- **TASK**
Print, please, exactly and only the lines between the line holding "Emit a web page" and the line holding "the information on", inclusive, omitting any pictures.
━━━
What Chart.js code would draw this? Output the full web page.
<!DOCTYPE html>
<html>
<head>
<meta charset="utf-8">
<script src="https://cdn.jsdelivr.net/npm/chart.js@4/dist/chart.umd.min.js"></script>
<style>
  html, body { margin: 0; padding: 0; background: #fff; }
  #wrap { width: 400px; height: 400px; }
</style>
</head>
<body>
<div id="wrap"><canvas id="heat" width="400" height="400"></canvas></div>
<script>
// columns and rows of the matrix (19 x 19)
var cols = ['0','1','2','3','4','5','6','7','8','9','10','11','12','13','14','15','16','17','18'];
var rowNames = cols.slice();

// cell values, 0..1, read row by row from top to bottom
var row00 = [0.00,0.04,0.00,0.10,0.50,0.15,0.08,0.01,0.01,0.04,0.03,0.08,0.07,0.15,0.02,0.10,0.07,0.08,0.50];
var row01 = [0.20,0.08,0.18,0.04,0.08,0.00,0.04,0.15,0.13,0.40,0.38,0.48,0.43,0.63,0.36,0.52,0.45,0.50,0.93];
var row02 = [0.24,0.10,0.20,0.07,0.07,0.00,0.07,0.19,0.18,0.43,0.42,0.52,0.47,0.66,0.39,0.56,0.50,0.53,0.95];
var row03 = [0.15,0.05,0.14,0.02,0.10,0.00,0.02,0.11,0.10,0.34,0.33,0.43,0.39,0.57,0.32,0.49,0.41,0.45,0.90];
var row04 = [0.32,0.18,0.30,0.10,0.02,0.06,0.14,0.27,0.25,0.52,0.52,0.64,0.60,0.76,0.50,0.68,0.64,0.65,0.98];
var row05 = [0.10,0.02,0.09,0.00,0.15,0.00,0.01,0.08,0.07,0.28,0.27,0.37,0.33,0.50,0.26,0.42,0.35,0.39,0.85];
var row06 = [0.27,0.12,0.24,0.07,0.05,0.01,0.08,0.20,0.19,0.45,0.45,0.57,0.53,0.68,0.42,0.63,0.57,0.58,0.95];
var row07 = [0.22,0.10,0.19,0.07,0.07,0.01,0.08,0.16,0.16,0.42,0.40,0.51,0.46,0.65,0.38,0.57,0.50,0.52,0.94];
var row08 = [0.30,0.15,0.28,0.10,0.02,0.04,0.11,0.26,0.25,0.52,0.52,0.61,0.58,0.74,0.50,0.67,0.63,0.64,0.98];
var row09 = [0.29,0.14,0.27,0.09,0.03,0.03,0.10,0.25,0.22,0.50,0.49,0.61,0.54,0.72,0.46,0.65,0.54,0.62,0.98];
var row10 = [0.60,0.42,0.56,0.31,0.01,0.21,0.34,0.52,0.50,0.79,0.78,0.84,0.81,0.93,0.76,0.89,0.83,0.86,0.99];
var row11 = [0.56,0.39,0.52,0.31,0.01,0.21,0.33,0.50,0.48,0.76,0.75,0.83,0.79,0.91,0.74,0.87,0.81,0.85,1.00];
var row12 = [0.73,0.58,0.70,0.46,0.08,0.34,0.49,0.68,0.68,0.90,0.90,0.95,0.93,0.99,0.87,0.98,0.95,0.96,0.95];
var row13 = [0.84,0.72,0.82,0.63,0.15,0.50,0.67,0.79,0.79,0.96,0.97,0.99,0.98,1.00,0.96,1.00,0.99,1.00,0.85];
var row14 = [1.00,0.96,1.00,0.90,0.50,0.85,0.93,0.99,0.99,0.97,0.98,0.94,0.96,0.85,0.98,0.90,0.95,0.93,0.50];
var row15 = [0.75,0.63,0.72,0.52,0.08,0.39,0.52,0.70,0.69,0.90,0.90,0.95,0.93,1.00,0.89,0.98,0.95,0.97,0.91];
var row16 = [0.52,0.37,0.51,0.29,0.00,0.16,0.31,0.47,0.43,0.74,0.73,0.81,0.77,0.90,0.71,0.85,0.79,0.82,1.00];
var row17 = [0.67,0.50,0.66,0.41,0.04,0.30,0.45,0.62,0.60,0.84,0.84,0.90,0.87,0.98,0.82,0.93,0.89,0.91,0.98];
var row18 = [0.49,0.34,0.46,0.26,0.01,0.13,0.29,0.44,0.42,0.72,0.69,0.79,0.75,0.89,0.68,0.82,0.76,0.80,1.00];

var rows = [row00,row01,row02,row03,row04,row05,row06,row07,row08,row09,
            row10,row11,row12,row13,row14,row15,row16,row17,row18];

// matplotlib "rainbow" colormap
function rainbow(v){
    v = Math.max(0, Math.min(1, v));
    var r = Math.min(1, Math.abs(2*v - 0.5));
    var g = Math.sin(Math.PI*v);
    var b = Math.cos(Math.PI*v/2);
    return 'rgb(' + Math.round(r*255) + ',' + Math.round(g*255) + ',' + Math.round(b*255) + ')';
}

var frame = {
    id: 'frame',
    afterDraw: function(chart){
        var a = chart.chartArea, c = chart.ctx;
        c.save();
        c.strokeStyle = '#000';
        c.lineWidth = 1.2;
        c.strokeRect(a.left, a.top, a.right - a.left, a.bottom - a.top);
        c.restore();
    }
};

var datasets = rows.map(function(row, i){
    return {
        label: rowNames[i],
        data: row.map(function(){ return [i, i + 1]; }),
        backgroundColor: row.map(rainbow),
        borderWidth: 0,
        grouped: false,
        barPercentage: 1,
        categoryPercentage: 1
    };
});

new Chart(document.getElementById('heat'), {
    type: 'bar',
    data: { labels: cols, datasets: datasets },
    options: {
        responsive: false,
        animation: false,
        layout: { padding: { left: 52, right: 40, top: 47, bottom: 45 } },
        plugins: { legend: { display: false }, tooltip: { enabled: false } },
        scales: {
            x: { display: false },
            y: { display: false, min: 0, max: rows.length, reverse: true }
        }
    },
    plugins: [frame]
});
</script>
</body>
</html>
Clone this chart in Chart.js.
━━━
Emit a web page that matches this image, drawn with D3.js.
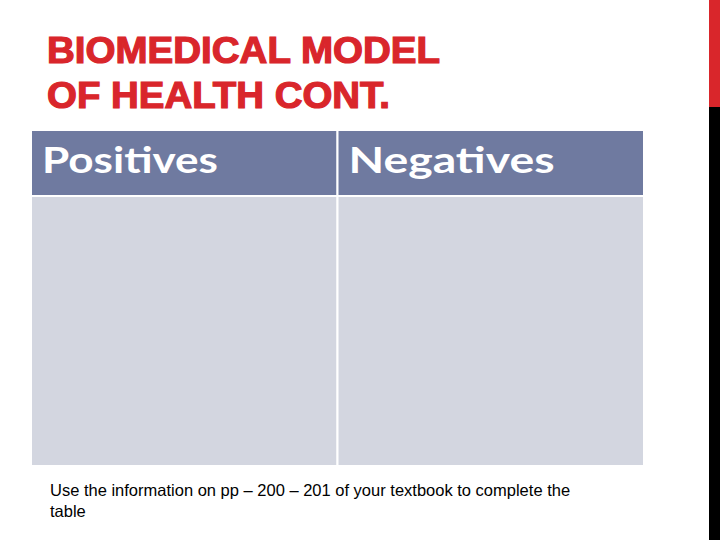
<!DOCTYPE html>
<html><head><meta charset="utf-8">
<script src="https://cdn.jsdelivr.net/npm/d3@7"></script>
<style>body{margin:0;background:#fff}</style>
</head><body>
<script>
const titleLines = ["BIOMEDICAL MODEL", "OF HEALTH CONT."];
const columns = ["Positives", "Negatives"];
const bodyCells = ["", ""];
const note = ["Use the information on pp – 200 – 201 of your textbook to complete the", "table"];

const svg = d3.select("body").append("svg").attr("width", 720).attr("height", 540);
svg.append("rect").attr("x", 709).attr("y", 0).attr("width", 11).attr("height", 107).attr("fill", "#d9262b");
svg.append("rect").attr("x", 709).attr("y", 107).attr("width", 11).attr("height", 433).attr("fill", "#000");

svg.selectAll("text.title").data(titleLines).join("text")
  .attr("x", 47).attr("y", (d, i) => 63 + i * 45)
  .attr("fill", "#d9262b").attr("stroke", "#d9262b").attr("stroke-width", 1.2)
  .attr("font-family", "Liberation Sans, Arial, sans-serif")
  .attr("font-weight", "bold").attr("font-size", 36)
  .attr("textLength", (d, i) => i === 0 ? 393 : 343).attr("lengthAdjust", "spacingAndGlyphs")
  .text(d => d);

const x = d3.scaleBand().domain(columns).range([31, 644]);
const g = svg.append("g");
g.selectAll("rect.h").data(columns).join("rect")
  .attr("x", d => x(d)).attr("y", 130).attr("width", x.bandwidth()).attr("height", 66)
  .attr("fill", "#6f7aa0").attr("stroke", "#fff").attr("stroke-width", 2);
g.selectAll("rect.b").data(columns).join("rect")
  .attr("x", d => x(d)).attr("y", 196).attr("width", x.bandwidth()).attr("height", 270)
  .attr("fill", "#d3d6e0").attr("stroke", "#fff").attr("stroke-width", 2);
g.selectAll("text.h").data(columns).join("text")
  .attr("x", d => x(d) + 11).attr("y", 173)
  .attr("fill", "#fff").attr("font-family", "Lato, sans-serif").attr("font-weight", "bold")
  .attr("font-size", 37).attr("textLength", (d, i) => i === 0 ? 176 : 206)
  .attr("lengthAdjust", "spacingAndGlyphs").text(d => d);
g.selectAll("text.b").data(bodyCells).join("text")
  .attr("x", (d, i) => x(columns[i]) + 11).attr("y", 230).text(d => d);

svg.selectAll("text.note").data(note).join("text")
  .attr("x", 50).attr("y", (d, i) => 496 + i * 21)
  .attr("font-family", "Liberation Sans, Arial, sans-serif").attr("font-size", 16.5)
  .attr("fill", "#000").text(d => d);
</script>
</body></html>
━━━
- **ANSWER FOR THIS EXERCISE**
Emit a web page that matches this image, drawn with D3.js.
<!DOCTYPE html>
<html><head><meta charset="utf-8">
<script src="https://cdn.jsdelivr.net/npm/d3@7"></script>
<style>body{margin:0;background:#fff}</style>
</head><body>
<script>
const titleLines = ["BIOMEDICAL MODEL", "OF HEALTH CONT."];
const columns = ["Positives", "Negatives"];
const bodyCells = ["", ""];
const note = ["Use the information on pp – 200 – 201 of your textbook to complete the", "table"];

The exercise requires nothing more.